Yes, banks and NBFCs provide loans for Executive MBA programs, especially if the course is recognized by educational authorities.
Are interest rates for Executive MBA loans higher than for Full-Time MBA loans?
Yes, interest rates for Executive MBA loans are generally higher due to the larger loan amounts and the professional background of the applicants.
What documents are required to apply for an Executive MBA loan?
Documents required include proof of admission, professional experience certificate, salary slips, and co-applicant income proof.
Can I get a loan for a Full-Time MBA?
Yes, education loans are available for Full-Time MBA students, but the eligibility often depends on academic performance and the financial status of the co-applicant.
How are repayment terms different for Executive MBA loans and Full-Time MBA loans?
Repayment terms for Executive MBA loans are more flexible, with longer tenures and moratorium periods, whereas Full-Time MBA loans typically begin repayment after a 6-month moratorium.
Is a co-applicant required for both Executive MBA and Full-Time MBA loans?
Yes, a co-applicant is often required for both loan types, particularly if the applicant does not have an established income source.
How much loan can I get for an MBA?
The loan amount varies depending on the lender and the institution, but it typically covers up to 100% of the tuition fees and related expenses for both Executive and Full-Time MBA programs.
Are scholarships available for Executive MBA students?
Yes, some institutions and external organizations offer scholarships for Executive MBA students, though they are less common than Full-Time MBA scholarships.
Do Executive MBA loans have tax benefits?
Yes, under Section 80E of the Income Tax Act, the interest paid on education loans may be eligible for tax deductions.
Can employer sponsorship affect my loan eligibility for an Executive MBA?

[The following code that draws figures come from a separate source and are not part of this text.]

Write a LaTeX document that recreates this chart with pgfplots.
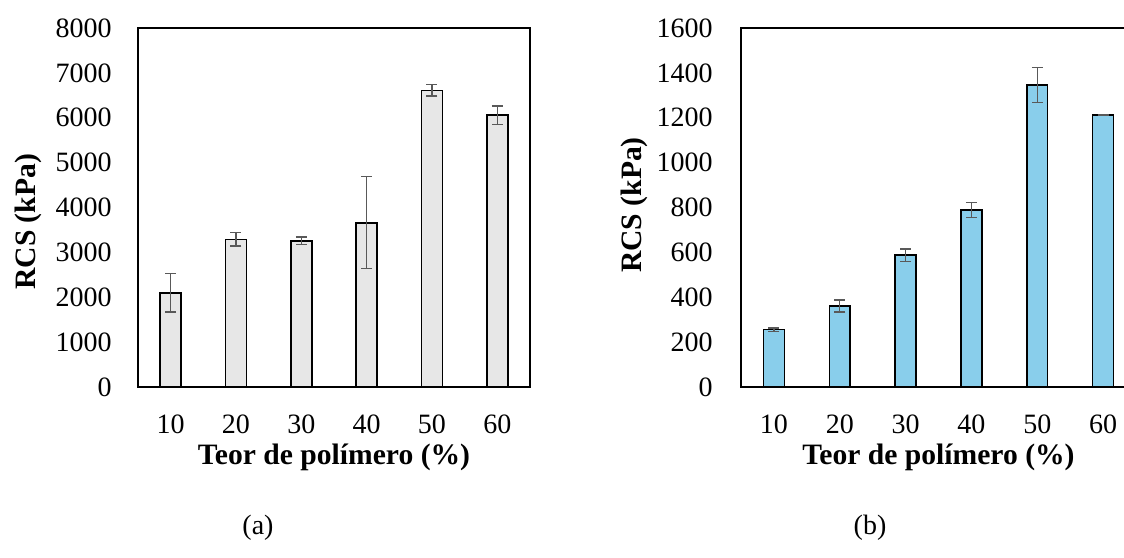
\documentclass[border=0pt]{standalone}
\usepackage{fontspec}
\setmainfont{Liberation Serif}
\usepackage{pgfplots}
\pgfplotsset{compat=1.18}
\definecolor{barA}{HTML}{E7E7E7}
\definecolor{barB}{HTML}{89CEEB}
\definecolor{errc}{HTML}{595959}
\pgfplotsset{
  mystyle/.style={
    scale only axis,
    anchor=south west,
    height=179.5pt,
    ymin=0,
    xmin=-0.5, xmax=5.5,
    xtick={0,1,2,3,4,5},
    xticklabels={10,20,30,40,50,60},
    major tick length=0pt,
    axis line style={line width=0.75pt, black},
    /pgf/number format/assume math mode=true,
    /pgf/number format/1000 sep={},
    tick label style={font=\fontsize{14}{17}\selectfont},
    label style={font=\fontsize{14.8}{17}\selectfont\bfseries},
    xticklabel shift=9.3pt,
    xlabel={Teor de polímero (\%)},
    ylabel={RCS (kPa)},
    xlabel style={at={(axis description cs:0.5,0)}, anchor=base, yshift=-38.5pt},
    ybar,
    bar width=10.4pt,
  },
  mybars/.style={
    draw=black, line width=0.8pt, bar shift=0pt,
    error bars/.cd, y dir=both, y explicit,
    error bar style={color=errc, line width=0.6pt},
    error mark options={rotate=90, color=errc, mark size=2.75pt, line width=0.6pt},
  }
}
\begin{document}
\fontsize{14}{17}\selectfont
\begin{tikzpicture}[font=\fontsize{14}{17}\selectfont]
\useasboundingbox (0,0) rectangle (562pt,278.5pt);
\clip (0,0) rectangle (562pt,278.5pt);
\begin{axis}[mystyle,
  at={(69pt,85pt)},
  width=196pt,
  ymax=8000, ytick={0,1000,...,8000},
  yticklabel shift=8.3pt,
  ylabel style={at={(axis description cs:-0.2806,0.46)}, anchor=center},
]
\addplot[fill=barA, mybars] coordinates {
 (0,2100) +- (0,430)
 (1,3290) +- (0,148)
 (2,3260) +- (0,82)
 (3,3660) +- (0,1025)
 (4,6610) +- (0,127)
 (5,6055) +- (0,205)
};
\end{axis}
\begin{axis}[mystyle,
  at={(370.5pt,85pt)},
  width=197.5pt,
  ymax=1600, ytick={0,200,...,1600},
  yticklabel shift=9.3pt,
  ylabel style={at={(axis description cs:-0.271,0.507)}, anchor=center},
]
\addplot[fill=barB, mybars] coordinates {
 (0,256) +- (0,7)
 (1,361) +- (0,27)
 (2,588) +- (0,27)
 (3,789) +- (0,35)
 (4,1345) +- (0,78)
 (5,1211) +- (0,2)
};
\end{axis}
\node[anchor=base] at (129pt,11.5pt) {(a)};
\node[anchor=base] at (435pt,11.5pt) {(b)};
\end{tikzpicture}
\end{document}
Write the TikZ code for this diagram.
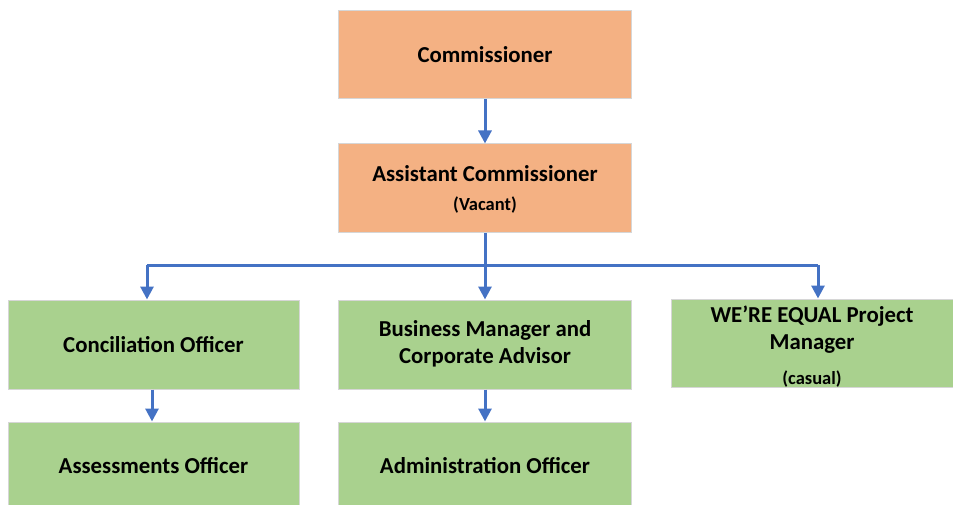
\documentclass[tikz,border=0pt]{standalone}
\usepackage{fontspec}
\setmainfont{Carlito}
\usetikzlibrary{arrows.meta}
\definecolor{boxorange}{HTML}{F4B183}
\definecolor{boxgreen}{HTML}{A9D18E}
\definecolor{boxedge}{HTML}{D6D6D6}
\definecolor{linkblue}{HTML}{4472C4}
\begin{document}
\begin{tikzpicture}[x=1pt,y=-1pt,
  orgbox/.style={draw=boxedge,line width=1pt,rectangle,inner sep=0pt},
  senior/.style={orgbox,fill=boxorange},
  staff/.style={orgbox,fill=boxgreen},
  label/.style={font=\bfseries\fontsize{22.8}{27}\selectfont,align=center,inner sep=0pt},
  note/.style={font=\bfseries\fontsize{18.5}{22}\selectfont,inner sep=0pt},
  link/.style={draw=linkblue,line width=3pt,-{Triangle[width=13pt,length=13pt]}},
  line/.style={draw=linkblue,line width=3pt}]
\useasboundingbox (0,0) rectangle (953,505);
% boxes
\node[senior,minimum width=293pt,minimum height=88pt] (comm) at (485,55) {};
\node[senior,minimum width=293pt,minimum height=89pt] (asst) at (485,188.5) {};
\node[staff,minimum width=291pt,minimum height=89pt] (conc) at (153.5,344.5) {};
\node[staff,minimum width=293pt,minimum height=89pt] (bus) at (485,344.5) {};
\node[staff,minimum width=283pt,minimum height=88pt] (proj) at (812.5,343) {};
\node[staff,minimum width=291pt,minimum height=86pt] (assess) at (153.5,465) {};
\node[staff,minimum width=293pt,minimum height=86pt] (admin) at (485,465) {};
% texts
\node[label] (tcomm) at (485,55) {Commissioner};
\node[label] (tasst) at (485,174) {Assistant Commissioner};
\node[note] (tvac) at (485,205) {(Vacant)};
\node[label] (tconc) at (153.5,345) {Conciliation Officer};
\node[label] (tbus) at (485,344) {Business Manager and\\Corporate Advisor};
\node[label] (tproj) at (812,330) {WE’RE EQUAL Project\\Manager};
\node[note] (tcas) at (812,379) {(casual)};
\node[label] (tassess) at (153.5,466) {Assessments Officer};
\node[label] (tadmin) at (485,466) {Administration Officer};
% connectors
\coordinate (fork) at (485,265);
\coordinate (forkL) at (147,265);
\coordinate (forkR) at (818,265);
\draw[link] (comm.south) -- (asst.north);
\draw[line] (asst.south) -- (fork);
\draw[line] (forkL) -- (forkR);
\draw[link] (fork) -- (bus.north);
\draw[link] (forkL) -- (forkL |- conc.north);
\draw[link] (forkR) -- (forkR |- proj.north);
\draw[link] (conc.south -| 152,0) -- (assess.north -| 152,0);
\draw[link] (bus.south) -- (admin.north);
\end{tikzpicture}
\end{document}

Yes, if your employer is sponsoring part of your tuition, lenders may offer a lower loan amount or consider it as financial stability, which can influence approval.
What is the minimum work experience required to apply for an Executive MBA loan?
Most lenders require at least 5 years of work experience for an Executive MBA loan, though some programs may have different criteria.
Can international students apply for an Executive MBA loan in India?
Yes, but international students typically need an Indian co-applicant or guarantor to secure an education loan from an Indian financial institution.
How does a Full-Time MBA loan differ from an education loan for other postgraduate programs?
Full-Time MBA loans often have specialized benefits like higher loan amounts, lower interest rates for top institutions, and flexible repayment terms.